Arizona has a number of educators who inspire students in the fields of science, technology, engineering and math (STEM). APS and the Phoenix Suns have teamed up to help these teachers bring innovative hands-on STEM learning to 6,000-plus students through financial grants totaling $50,000.
The grants were recently awarded to 25 elementary and high school teachers across Arizona—including three in North Central Phoenix. These grants will be used by teachers to provide a wide range of STEM-related content, including robotics, gardening, water harvesting, computer coding and even designing and building classroom furniture.
In the Phoenix Union High School District, both BioScience High School and Metro Tech High School received grants. At BioScience, the $2,500 will be used to help students examine the efficiency and accessibility of alternative fuels, specifically focusing on bio-diesel coming from algae lipids. They will grow and cultivate the algae and extract lipids to create bio-diesel. At Metro Tech, which received $1,500, students will partner with area nonprofits to use design software, woodworking, welding, plasma cutting, and laser engraving to create and build obstacle courses to train future police and fire cadets, an amphitheater for students, a gift shop display area (shelving, storage, lockable cases), therapy play devices for autistic children, and medical carts for medical assistants.
Also receiving a grant, valued at $740, was Madison Heights Elementary School, where students focusing mostly on engineering skills will design and create a plane by learning about the science of aerodynamics, while also learning the main parts of an airplane along with the function of those parts. The ultimate goal is to build a plane that can sustain flight.
“These grants are relatively small, but they can make a big difference to a teacher with an innovative idea on how to get students interested in math and science. This year’s applications were especially creative,” said John Hatfield, APS Vice President of Communications and Community Affairs. “These programs are so important because many of the best jobs in Arizona’s economic future will require technical skills.”

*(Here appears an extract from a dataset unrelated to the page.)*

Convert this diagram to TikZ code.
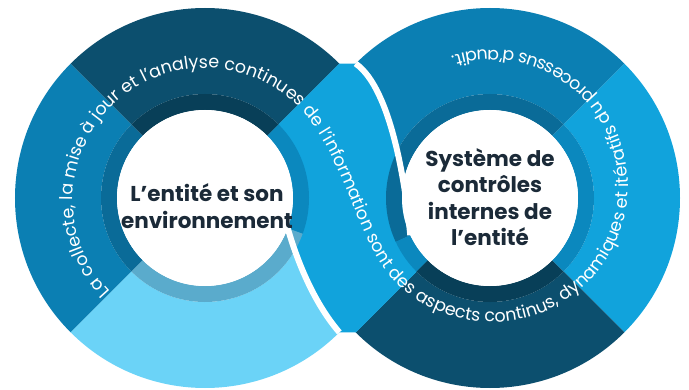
\documentclass[tikz,border=0pt]{standalone}
\usepackage{fontspec}
\setmainfont{Poppins}
\usetikzlibrary{decorations.text,calc}
\definecolor{cdark}{HTML}{0C4F6E}
\definecolor{cdarkin}{HTML}{083F58}
\definecolor{cmed}{HTML}{0B7FB3}
\definecolor{cmedin}{HTML}{0A6B98}
\definecolor{cbri}{HTML}{11A3DC}
\definecolor{cbriin}{HTML}{0B88BE}
\definecolor{clight}{HTML}{6BD3F7}
\definecolor{clightin}{HTML}{5AABCC}
\definecolor{cnavy}{HTML}{1B2A38}
\newcommand\annseg[6]{%
  \fill[#6] ($(#1)+(#2:#5)$) arc[start angle=#2, end angle=#3, radius=#5]
     -- ($(#1)+(#3:#4)$) arc[start angle=#3, end angle=#2, radius=#4] -- cycle;}
\newcommand\ringfont{\color{white}\fontsize{17.5}{17.5}\selectfont}
\tikzset{
  centertext/.style={align=center, text=cnavy, font=\fontsize{21.5}{26.5}\selectfont\bfseries},
  tail/.style={draw=white, line width=6pt}
}
\begin{document}
\begin{tikzpicture}[x=1pt,y=1pt]
\useasboundingbox (0,0) rectangle (689,389);
\coordinate (L) at (205,191);
\coordinate (R) at (490,191);
\coordinate (LT) at (205,189);
\coordinate (RT) at (492,203);
% right ring, outer parts
\annseg{R}{45}{210}{104pt}{190pt}{cmed}
\annseg{R}{-45}{45}{104pt}{190pt}{cbri}
\annseg{R}{225}{315}{104pt}{190pt}{cdark}
\annseg{R}{210}{225}{104pt}{190pt}{cbri}
% left ring, outer parts
\annseg{L}{135}{225}{104pt}{190pt}{cmed}
\annseg{L}{45}{135}{104pt}{190pt}{cdark}
\annseg{L}{225}{345}{104pt}{190pt}{clight}
\annseg{L}{-15}{45}{104pt}{190pt}{cbri}
% crossing band
\fill[cbri] (339.4,325.4) -- (355.6,325.4)
   .. controls (392,300) and (406,200) .. ($(R)+(205:88pt)$)
   arc[start angle=205, end angle=225, radius=88pt]
   -- ($(R)+(225:190pt)$) -- ($(L)+(315:190pt)$)
   .. controls (315,85) and (298,125) .. ($(L)+(-20:88pt)$)
   arc[start angle=-20, end angle=45, radius=88pt] -- cycle;
% inner bands
\annseg{L}{135}{225}{88pt}{104pt}{cmedin}
\annseg{L}{45}{135}{88pt}{104pt}{cdarkin}
\annseg{L}{225}{340}{88pt}{104pt}{clightin}
\annseg{L}{-20}{45}{88pt}{104pt}{cbriin}
\annseg{R}{45}{205}{88pt}{104pt}{cmedin}
\annseg{R}{205}{225}{88pt}{104pt}{cbriin}
\annseg{R}{225}{315}{88pt}{104pt}{cdarkin}
\annseg{R}{-45}{45}{88pt}{104pt}{cbriin}
% white centres
\fill[white] (L) circle[radius=88pt];
\fill[white] (R) circle[radius=88pt];
% white tails
\draw[tail] (355.6,325.4) .. controls (392,300) and (406,200) .. ($(R)+(205:88pt)$);
\draw[tail] ($(L)+(315:190pt)$) .. controls (315,85) and (298,125) .. ($(L)+(-20:88pt)$);
% text along the loop
\path[decorate, decoration={text along path, text align=left,
  text={|\ringfont|La collecte, la mise à jour et l’analyse continues de l’information sont des aspects continus, dynamiques et itératifs du processus d’audit.}}]
  ($(LT)+(224:132pt)$) arc[start angle=224, end angle=42, radius=132pt]
  .. controls (343.2,232.7) and (358.9,150.1) .. ($(RT)+(220:136pt)$)
  arc[start angle=220, end angle=500, radius=136pt];
% centre texts
\node[centertext] (tl) at (207,183) {L’entité et son\\environnement};
\node[centertext] (tr) at (490,192) {Système de\\contrôles\\internes de\\l’entité};
\end{tikzpicture}
\end{document}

For the past 12 years, APS and the Phoenix Suns have partnered to promote STEM education in Arizona schools by annually awarding $50,000 in mini-grants for hands-on projects focused on STEM subjects. The grants were available to all kindergarten through 12th-grade teachers in public and charter schools in APS service territories. The funds support inventive, student-based projects aimed at sparking students’ curiosity and getting them excited about STEM subjects.